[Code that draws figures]
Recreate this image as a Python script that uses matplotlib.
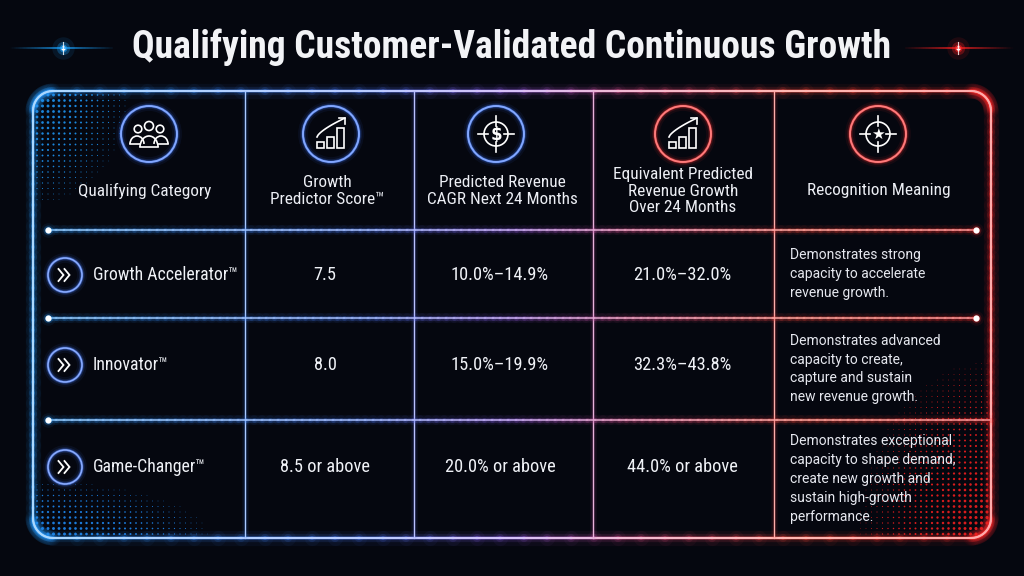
import numpy as np
import matplotlib
matplotlib.use("Agg")
import matplotlib.pyplot as plt
from matplotlib.collections import LineCollection
from matplotlib.patches import Circle, Rectangle, Arc
from matplotlib.colors import LinearSegmentedColormap, to_rgb
from matplotlib import font_manager

# ---- data ----
title = "Qualifying Customer-Validated Continuous Growth"
headers = ["Qualifying Category",
           "Growth\nPredictor Score™",
           "Predicted Revenue\nCAGR Next 24 Months",
           "Equivalent Predicted\nRevenue Growth\nOver 24 Months",
           "Recognition Meaning"]
categories = ["Growth Accelerator™", "Innovator™", "Game-Changer™"]
scores = ["7.5", "8.0", "8.5 or above"]
cagr = ["10.0%–14.9%", "15.0%–19.9%", "20.0% or above"]
growth24 = ["21.0%–32.0%", "32.3%–43.8%", "44.0% or above"]
meanings = ["Demonstrates strong\ncapacity to accelerate\nrevenue growth.",
            "Demonstrates advanced\ncapacity to create,\ncapture and sustain\nnew revenue growth.",
            "Demonstrates exceptional\ncapacity to shape demand,\ncreate new growth and\nsustain high-growth\nperformance."]

# ---- layout (pixels) ----
col_edges = [33, 245, 414, 593, 774, 991]
row_edges = [91, 230, 318, 420, 538]
icon_x = [149, 331, 496, 683, 878]
head_x = [145, 327, 502, 683, 879]
val_x = [325, 500, 682]
row_y = [275, 365, 467]

names = {f.name for f in font_manager.fontManager.ttflist}
narrow = "Roboto"
for cand in ["Roboto Condensed", "Liberation Sans Narrow", "Open Sans Condensed", "Roboto"]:
    if cand in names:
        narrow = cand
        break
body = "Roboto" if "Roboto" in names else "DejaVu Sans"

BG = "#05070f"
cmap = LinearSegmentedColormap.from_list(
    "br", [(0, "#2a9dff"), (0.35, "#4f7dff"), (0.5, "#9a63f0"),
           (0.62, "#e0508f"), (0.8, "#ff4a3a"), (1, "#ff2a2a")])


def xcol(x):
    return cmap(np.clip((x - 33) / (991 - 33), 0, 1))


def lighten(c, f):
    r, g, b = to_rgb(c)[:3]
    return (r + (1 - r) * f, g + (1 - g) * f, b + (1 - b) * f)


fig = plt.figure(figsize=(10.24, 5.76), dpi=100, facecolor=BG)
ax = fig.add_axes([0, 0, 1, 1])
ax.set_xlim(0, 1024)
ax.set_ylim(576, 0)
ax.axis("off")
ax.set_facecolor(BG)


def glow_path(xs, ys, core_light=0.45, core_lw=1.2, glow=(10, 6, 3), galpha=(0.05, 0.1, 0.25)):
    pts = np.column_stack([xs, ys])
    segs = np.stack([pts[:-1], pts[1:]], axis=1)
    mx = (pts[:-1, 0] + pts[1:, 0]) / 2
    cols = [xcol(x) for x in mx]
    for lw, a in zip(glow, galpha):
        ax.add_collection(LineCollection(segs, colors=[(c[0], c[1], c[2], a) for c in cols],
                                         linewidths=lw, capstyle="round"))
    ax.add_collection(LineCollection(segs, colors=[lighten(c, core_light) for c in cols],
                                     linewidths=core_lw, capstyle="round"))


def line_pts(x0, y0, x1, y1, n=120):
    return np.linspace(x0, x1, n), np.linspace(y0, y1, n)


def dot(x, y, color):
    for s, a in [(110, 0.07), (50, 0.2), (24, 0.45)]:
        ax.scatter([x], [y], s=s, color=color, alpha=a, lw=0, zorder=5)
    ax.scatter([x], [y], s=20, color="white", lw=0, zorder=6)


# halftone dots in corners
def halftone(cx, cy, sx, sy, dx, dy, color, rcorner):
    xs = np.arange(cx + dx * 4, cx + dx * (sx + 4), dx * 5.5)
    ys = np.arange(cy + dy * 4, cy + dy * (sy + 4), dy * 5.5)
    X, Y = np.meshgrid(xs, ys)
    d = np.sqrt(((X - cx) / sx) ** 2 + ((Y - cy) / sy) ** 2)
    size = np.clip(1 - d, 0, 1) ** 1.6 * 6
    ccx, ccy = cx + dx * rcorner, cy + dy * rcorner
    inside = ~(((X - ccx) * dx < 0) & ((Y - ccy) * dy < 0) &
               (np.hypot(X - ccx, Y - ccy) > rcorner - 3))
    m = (size > 0.2) & inside
    ax.scatter(X[m], Y[m], s=size[m], color=color, lw=0, alpha=0.85, zorder=1)


halftone(33, 91, 110, 130, 1, 1, "#1f9cff", 20)
halftone(33, 538, 200, 65, 1, -1, "#1f8fff", 20)
halftone(991, 538, 150, 200, -1, -1, "#ff2020", 20)

# frame (rounded rectangle)
R = 20
x0, x1, y0, y1 = col_edges[0], col_edges[-1], row_edges[0], row_edges[-1]
t = np.linspace(0, np.pi / 2, 20)
fx, fy = [], []
for (ccx, ccy, a0) in [(x0 + R, y0 + R, np.pi), (x1 - R, y0 + R, 1.5 * np.pi),
                       (x1 - R, y1 - R, 0), (x0 + R, y1 - R, 0.5 * np.pi)]:
    fx.extend(ccx + R * np.cos(a0 + t))
    fy.extend(ccy + R * np.sin(a0 + t))
fx.append(fx[0]); fy.append(fy[0])
px_, py_ = [], []
for i in range(len(fx) - 1):
    n = 40 if abs(fx[i + 1] - fx[i]) > 50 or abs(fy[i + 1] - fy[i]) > 50 else 2
    px_.extend(np.linspace(fx[i], fx[i + 1], n)[:-1])
    py_.extend(np.linspace(fy[i], fy[i + 1], n)[:-1])
px_.append(fx[-1]); py_.append(fy[-1])
glow_path(np.array(px_), np.array(py_), core_light=0.6, core_lw=1.5,
          glow=(11, 6, 3), galpha=(0.05, 0.12, 0.3))

# vertical dividers
for x in col_edges[1:-1]:
    c = xcol(x)
    for lw, a in [(5, 0.06), (2.5, 0.18)]:
        ax.plot([x, x], [y0, y1], color=c, lw=lw, alpha=a, solid_capstyle="butt")
    ax.plot([x, x], [y0, y1], color=lighten(c, 0.55), lw=0.9)

# horizontal row lines
for i, y in enumerate(row_edges[1:-1]):
    xe = 976 if i < 2 else x1
    xs, ys = line_pts(48, y, xe, y)
    glow_path(xs, ys, core_light=0.5, core_lw=1.1, glow=(7, 3.5), galpha=(0.06, 0.18))
    dot(48, y, "#2a9dff")
    if i < 2:
        dot(976, y, "#ff3030")

# title and flares
ax.text(512, 47, title, ha="center", va="center", color="#f2f3f6",
        fontsize=27, fontweight="bold", family=narrow)
for (xa, xb, xs_, col) in [(7, 113, 63, "#1aa3ff"), (905, 1017, 958, "#ff2020")]:
    xx = np.linspace(xa, xb, 80)
    segs = np.stack([np.column_stack([xx[:-1], np.full(79, 48)]),
                     np.column_stack([xx[1:], np.full(79, 48)])], axis=1)
    mid = (xx[:-1] + xx[1:]) / 2
    al = np.clip(1 - np.abs(mid - xs_) / ((xb - xa) / 2), 0, 1) * 0.9
    rgb = to_rgb(col)
    ax.add_collection(LineCollection(segs, colors=[(*rgb, a) for a in al], linewidths=1.2))
    for s, a in [(260, 0.1), (90, 0.3), (30, 0.6)]:
        ax.scatter([xs_], [48], s=s, color=col, alpha=a, lw=0)
    ax.plot([xs_, xs_], [42, 54], color="white", lw=0.8, alpha=0.8)
    ax.scatter([xs_], [48], s=10, color="white", lw=0)


def glow_circle(cx, cy, r, color, lw_core=1.4):
    for lw, a in [(7, 0.07), (4, 0.16), (2.2, 0.4)]:
        ax.add_patch(Circle((cx, cy), r, fill=False, ec=color, lw=lw, alpha=a))
    ax.add_patch(Circle((cx, cy), r, fill=False, ec=lighten(color, 0.35), lw=lw_core))


W = dict(color="white", lw=1.2)


def icon_people(cx, cy):
    ax.add_patch(Circle((cx, cy - 8), 4.5, fill=False, ec="white", lw=1.2))
    ax.add_patch(Circle((cx - 11, cy - 5), 3.8, fill=False, ec="white", lw=1.2))
    ax.add_patch(Circle((cx + 11, cy - 5), 3.8, fill=False, ec="white", lw=1.2))
    ax.add_patch(Arc((cx, cy + 13), 18, 22, theta1=180, theta2=360, ec="white", lw=1.2))
    ax.add_patch(Arc((cx - 12, cy + 10), 14, 16, theta1=180, theta2=360, ec="white", lw=1.2))
    ax.add_patch(Arc((cx + 12, cy + 10), 14, 16, theta1=180, theta2=360, ec="white", lw=1.2))
    ax.plot([cx - 19, cx - 9], [cy + 10, cy + 10], **W)
    ax.plot([cx + 9, cx + 19], [cy + 10, cy + 10], **W)
    ax.plot([cx - 9, cx + 9], [cy + 13, cy + 13], **W)


def icon_bars(cx, cy):
    for ox, h in [(-14, 6), (-4, 11), (6, 20)]:
        ax.add_patch(Rectangle((cx + ox, cy + 14 - h), 7, h, fill=False, ec="white", lw=1.2))
    tt = np.linspace(0, 1, 30)
    px = cx - 14 + 28 * tt
    py = cy + 3 - 19 * tt ** 0.7
    ax.plot(px, py, **W)
    ax.plot([cx + 14 - 6, cx + 14, cx + 14], [cy - 16, cy - 16, cy - 10], **W)


def icon_target(cx, cy, glyph, size):
    ax.add_patch(Circle((cx, cy), 12, fill=False, ec="white", lw=1.2))
    for ddx, ddy in [(0, 1), (0, -1), (1, 0), (-1, 0)]:
        ax.plot([cx + ddx * 8, cx + ddx * 18], [cy + ddy * 8, cy + ddy * 18], **W)
    ax.text(cx, cy + 0.5, glyph, ha="center", va="center", color="white",
            fontsize=size, fontweight="bold", family="DejaVu Sans")


icon_cols = ["#3f78ff", "#3f78ff", "#3f78ff", "#ff3434", "#ff3434"]
for i, cx in enumerate(icon_x):
    glow_circle(cx, 134, 28, icon_cols[i])
icon_people(icon_x[0], 134)
icon_bars(icon_x[1], 134)
icon_target(icon_x[2], 134, "$", 12)
icon_bars(icon_x[3], 134)
icon_target(icon_x[4], 134, "★", 11)

for i, h in enumerate(headers):
    ax.text(head_x[i], 191, h, ha="center", va="center", color="#eceef4",
            fontsize=12.4, family=narrow, linespacing=1.12)

# rows
for i in range(3):
    y = row_y[i]
    glow_circle(65, y, 17, "#4a7dff", lw_core=1.2)
    for ox in (-4, 2):
        ax.plot([65 + ox - 2.5, 65 + ox + 2.5, 65 + ox - 2.5], [y - 6, y, y + 6],
                color="white", lw=1.3, solid_joinstyle="miter")
    ax.text(93, y, categories[i], ha="left", va="center", color="#f0f2f7",
            fontsize=12.8, family=narrow)
    ax.text(val_x[0], y, scores[i], ha="center", va="center", color="#f0f2f7",
            fontsize=13.2, family=narrow)
    ax.text(val_x[1], y, cagr[i], ha="center", va="center", color="#f0f2f7",
            fontsize=13.2, family=narrow)
    ax.text(val_x[2], y, growth24[i], ha="center", va="center", color="#f0f2f7",
            fontsize=13.2, family=narrow)
    yc = (row_edges[i + 1] + row_edges[i + 2]) / 2
    ax.text(790, yc, meanings[i], ha="left", va="center", color="#e6e8ef",
            fontsize=10, family=body, linespacing=1.45)

fig.savefig("out.png", dpi=100, facecolor=BG)
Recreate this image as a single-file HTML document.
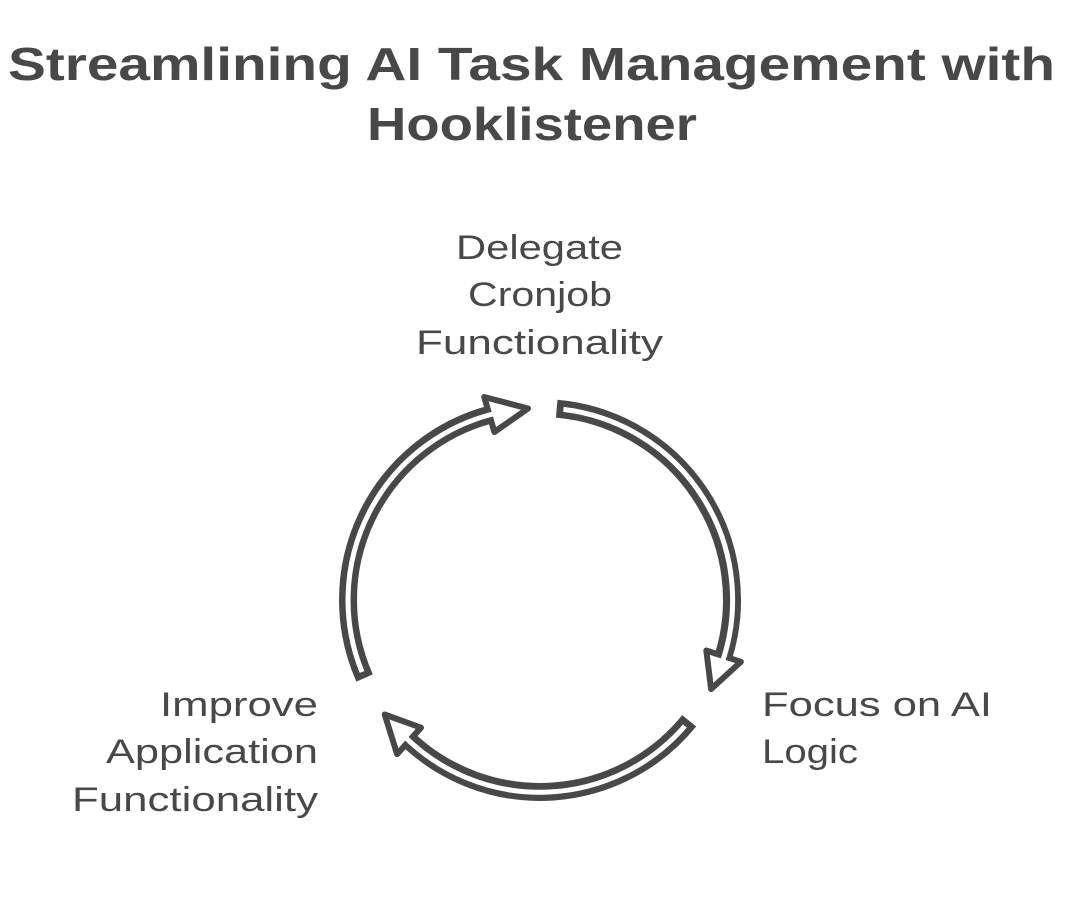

[EXERCISE]: Exactly as they appear, print the lines of the listing above from its first line through the line that contains "row_y = [275, 365, 467]", minus the pictures.

[SOLUTION]:
Recreate this image as a Python script that uses matplotlib.
import numpy as np
import matplotlib
matplotlib.use("Agg")
import matplotlib.pyplot as plt
from matplotlib.collections import LineCollection
from matplotlib.patches import Circle, Rectangle, Arc
from matplotlib.colors import LinearSegmentedColormap, to_rgb
from matplotlib import font_manager

# ---- data ----
title = "Qualifying Customer-Validated Continuous Growth"
headers = ["Qualifying Category",
           "Growth\nPredictor Score™",
           "Predicted Revenue\nCAGR Next 24 Months",
           "Equivalent Predicted\nRevenue Growth\nOver 24 Months",
           "Recognition Meaning"]
categories = ["Growth Accelerator™", "Innovator™", "Game-Changer™"]
scores = ["7.5", "8.0", "8.5 or above"]
cagr = ["10.0%–14.9%", "15.0%–19.9%", "20.0% or above"]
growth24 = ["21.0%–32.0%", "32.3%–43.8%", "44.0% or above"]
meanings = ["Demonstrates strong\ncapacity to accelerate\nrevenue growth.",
            "Demonstrates advanced\ncapacity to create,\ncapture and sustain\nnew revenue growth.",
            "Demonstrates exceptional\ncapacity to shape demand,\ncreate new growth and\nsustain high-growth\nperformance."]

# ---- layout (pixels) ----
col_edges = [33, 245, 414, 593, 774, 991]
row_edges = [91, 230, 318, 420, 538]
icon_x = [149, 331, 496, 683, 878]
head_x = [145, 327, 502, 683, 879]
val_x = [325, 500, 682]
row_y = [275, 365, 467]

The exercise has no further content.